# THE DATA
----

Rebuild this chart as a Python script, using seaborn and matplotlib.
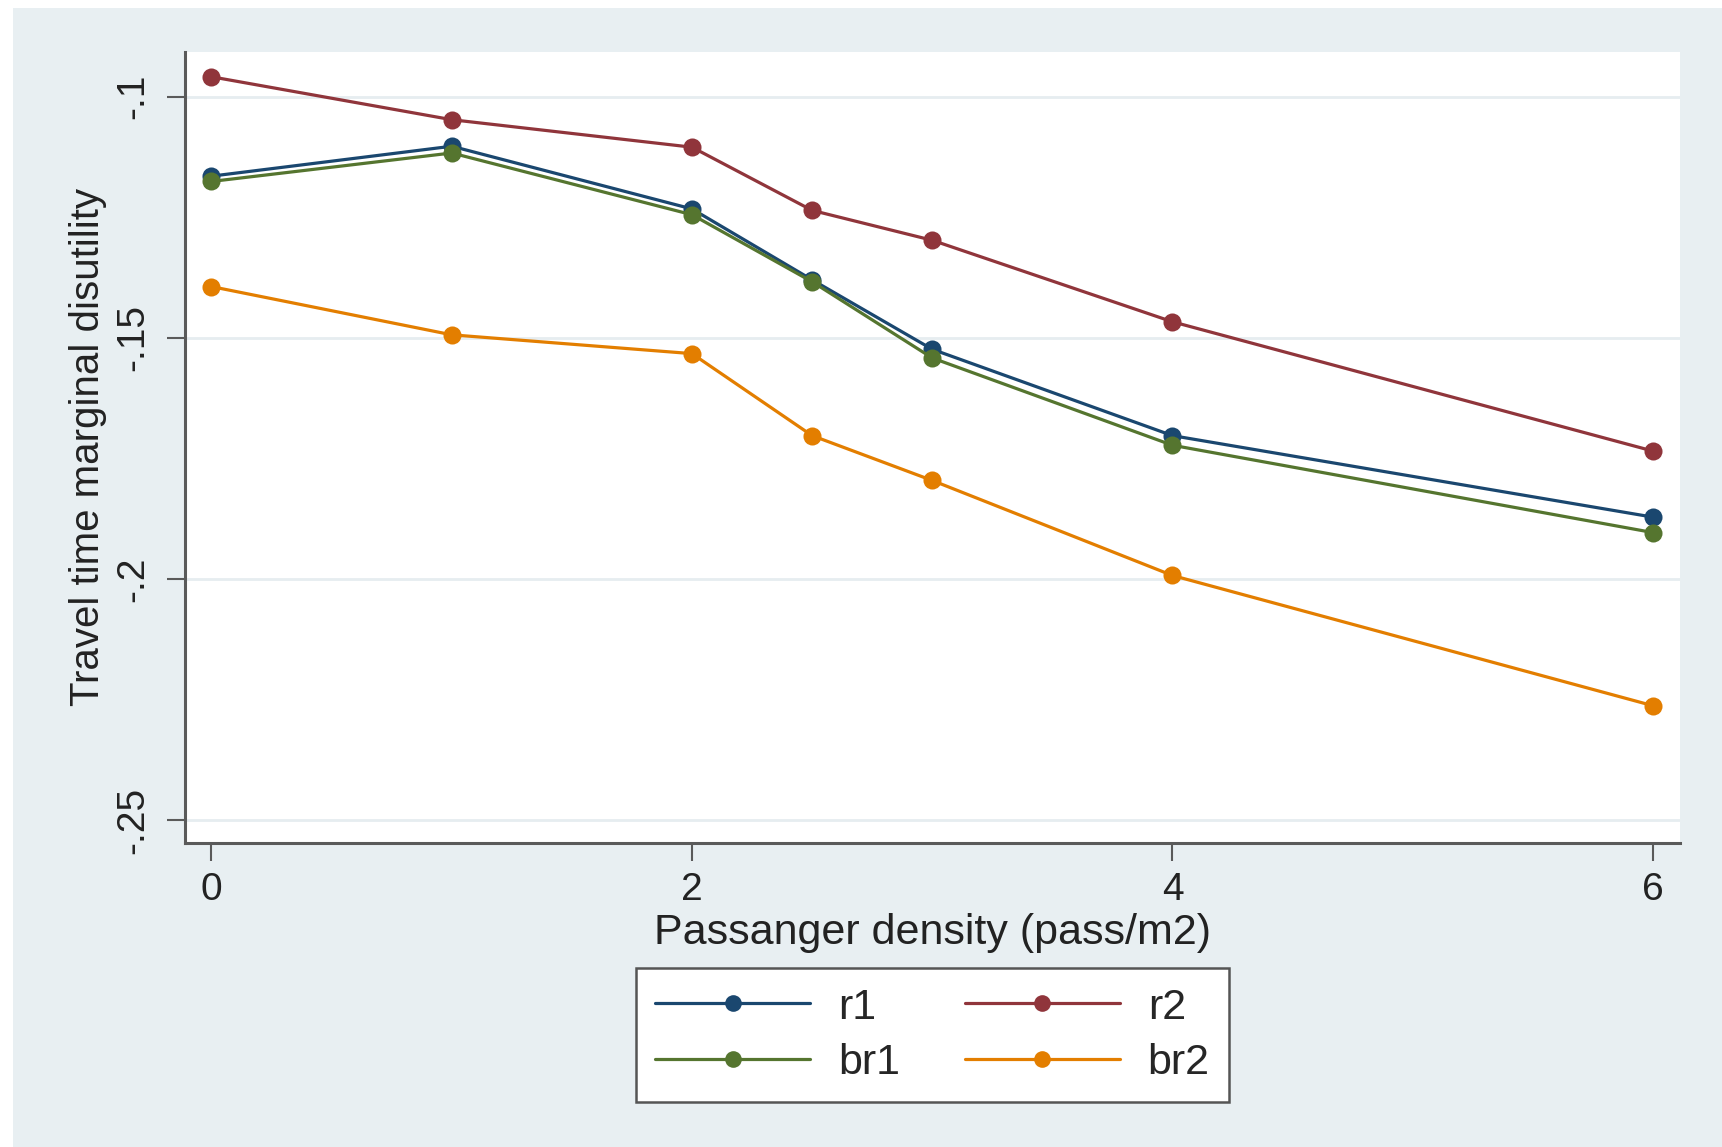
import numpy as np
import pandas as pd
import seaborn as sns
import matplotlib.pyplot as plt
from matplotlib.patches import Rectangle
from matplotlib.lines import Line2D

# Passenger density levels (pass/m2)
density = [0, 1, 2, 2.5, 3, 4, 6]

# Travel time marginal disutility per model
r1 = [-0.1165, -0.1103, -0.1233, -0.1380, -0.1524, -0.1703, -0.1872]
r2 = [-0.0959, -0.1048, -0.1105, -0.1236, -0.1298, -0.1467, -0.1735]
br1 = [-0.1176, -0.1117, -0.1245, -0.1384, -0.1542, -0.1723, -0.1904]
br2 = [-0.1394, -0.1494, -0.1533, -0.1703, -0.1796, -0.1993, -0.2263]

series_names = ["r1", "r2", "br1", "br2"]
series_values = [r1, r2, br1, br2]
colors = {"r1": "#1a476f", "r2": "#90353b", "br1": "#55752f", "br2": "#e37e00"}

y_ticks = [-0.1, -0.15, -0.2, -0.25]
y_tick_labels = ["-.1", "-.15", "-.2", "-.25"]
x_ticks = [0, 2, 4, 6]

df = pd.concat(
    [pd.DataFrame({"density": density, "value": v, "series": n})
     for n, v in zip(series_names, series_values)],
    ignore_index=True,
)

sns.set_theme(style="white")
plt.rcParams["font.family"] = ["Liberation Sans", "DejaVu Sans"]

fig = plt.figure(figsize=(17.22, 11.47), dpi=100, facecolor="white")
# graph region background
bg = Rectangle((13 / 1722, 0), 1 - 13 / 1722, 1 - 8 / 1147,
               transform=fig.transFigure, facecolor="#e8eff2",
               edgecolor="none", zorder=-10)
fig.patches.append(bg)

ax = fig.add_axes([185 / 1722, 1 - 842.7 / 1147, (1680 - 185) / 1722, (842.7 - 51.7) / 1147])
ax.set_zorder(1)
ax.set_facecolor("white")

sns.lineplot(data=df, x="density", y="value", hue="series", hue_order=series_names,
             palette=colors, marker="o", markersize=13, markeredgewidth=0,
             linewidth=2.3, legend=False, ax=ax)

ax.set_xlim(-0.1103, 6.1124)
ax.set_ylim(-0.2547, -0.0907)
ax.set_xticks(x_ticks)
ax.set_xticklabels([str(t) for t in x_ticks])
ax.set_yticks(y_ticks)
ax.set_yticklabels(y_tick_labels, rotation=90, va="center")

for y in y_ticks:
    ax.axhline(y, color="#e6edf0", linewidth=2, zorder=0)

for side in ["top", "right"]:
    ax.spines[side].set_visible(False)
for side in ["left", "bottom"]:
    ax.spines[side].set_color("#5a5a5a")
    ax.spines[side].set_linewidth(2.2)

ax.tick_params(axis="both", which="major", direction="out", length=13, width=1.5,
               color="#5a5a5a", labelsize=28, labelcolor="#222222",
               left=True, bottom=True)
ax.tick_params(axis="y", pad=11)
ax.tick_params(axis="x", pad=8)

ax.set_xlabel("Passanger density (pass/m2)", fontsize=31, color="#222222", labelpad=4)
ax.set_ylabel("Travel time marginal disutility", fontsize=29, color="#222222", labelpad=6)

handles = [Line2D([0], [0], color=colors[n], marker="o", markersize=12,
                  markeredgewidth=0, linewidth=2.3) for n in ["r1", "br1", "r2", "br2"]]
leg = ax.legend(handles, ["r1", "br1", "r2", "br2"], ncol=2, loc="center",
                bbox_to_anchor=(0.5415, 0.0976), bbox_transform=fig.transFigure,
                fontsize=31, frameon=True, fancybox=False, framealpha=1,
                handlelength=3.6, columnspacing=1.5, handletextpad=0.65,
                labelspacing=0.35, borderpad=0.45)
leg.get_frame().set_edgecolor("#555555")
leg.get_frame().set_linewidth(1.8)
leg.get_frame().set_facecolor("white")

fig.savefig("out.png", dpi=100, facecolor=fig.get_facecolor())
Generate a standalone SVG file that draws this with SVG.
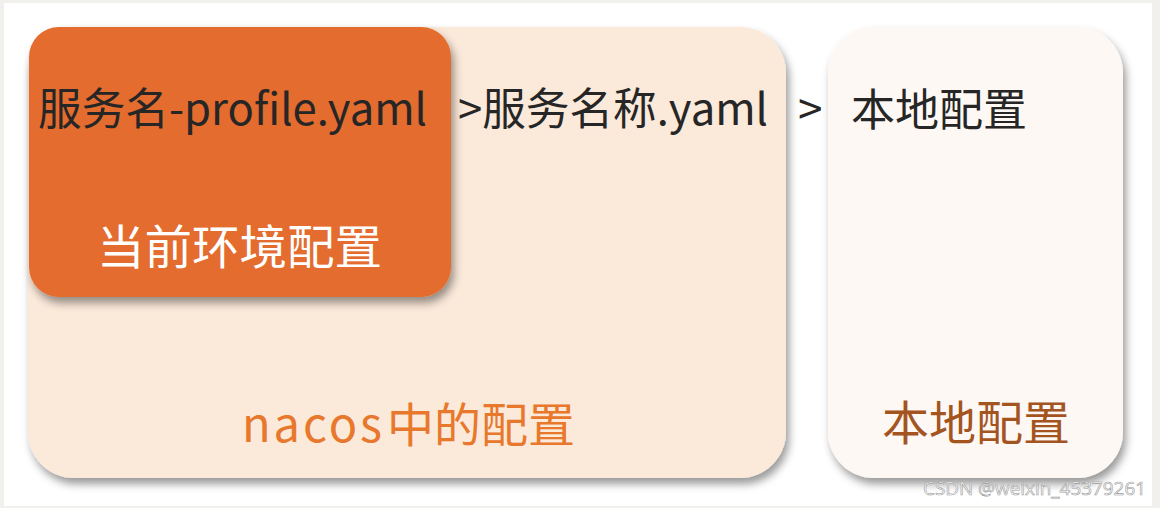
<svg xmlns="http://www.w3.org/2000/svg" width="1160" height="508" viewBox="0 0 1160 508">
<defs>
<filter id="sh" x="-10%" y="-10%" width="125%" height="130%">
<feDropShadow dx="3" dy="6" stdDeviation="4" flood-color="#000" flood-opacity="0.4"/>
</filter>
<style>
.t{font-family:"Noto Sans CJK SC","Open Sans",sans-serif;}
.dark{fill:#262626;}
</style>
</defs>
<rect x="0" y="0" width="1160" height="508" fill="#f1f0ec"/>
<rect x="4" y="3" width="1148" height="503" fill="#ffffff"/>
<g id="nacos">
<rect x="28" y="27" width="758" height="451" rx="46" fill="#fbe9da" filter="url(#sh)"/>
<text class="t" x="242" y="442" font-size="47" fill="#e8782c"><tspan textLength="140" lengthAdjust="spacing">nacos</tspan><tspan x="387">中的配置</tspan></text>
</g>
<g id="local">
<rect x="828" y="27" width="295" height="451" rx="46" fill="#fdf8f4" filter="url(#sh)"/>
<text class="t" x="882" y="440" font-size="47" fill="#a4541f">本地配置</text>
</g>
<g id="profile">
<rect x="29" y="27" width="422" height="270" rx="30" fill="#e36c2d" filter="url(#sh)"/>
<text class="t" x="97" y="264" font-size="47" fill="#ffffff" textLength="285" lengthAdjust="spacingAndGlyphs">当前环境配置</text>
</g>
<g id="labels">
<text class="t dark" x="38" y="125" font-size="44" textLength="389" lengthAdjust="spacingAndGlyphs">服务名-profile.yaml</text>
<text class="t dark" x="458" y="125" font-size="44" textLength="310" lengthAdjust="spacingAndGlyphs">&gt;服务名称.yaml</text>
<text class="t dark" x="798" y="125" font-size="44">&gt;</text>
<text class="t dark" x="851" y="126" font-size="44">本地配置</text>
</g>
<text x="923" y="495" font-family="'Open Sans','Noto Sans',sans-serif" font-size="19" fill="#ffffff" stroke="#9a9a9a" stroke-width="0.6" textLength="223" lengthAdjust="spacingAndGlyphs">CSDN @weixin_45379261</text>
</svg>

----

# WHAT IS BEING ASKED
Repeat word for word the lines above, from the first entry through the line containing "from matplotlib.lines import Line2D", with both ends kept and the pictures dropped.

# FULL ANSWER
Rebuild this chart as a Python script, using seaborn and matplotlib.
import numpy as np
import pandas as pd
import seaborn as sns
import matplotlib.pyplot as plt
from matplotlib.patches import Rectangle
from matplotlib.lines import Line2D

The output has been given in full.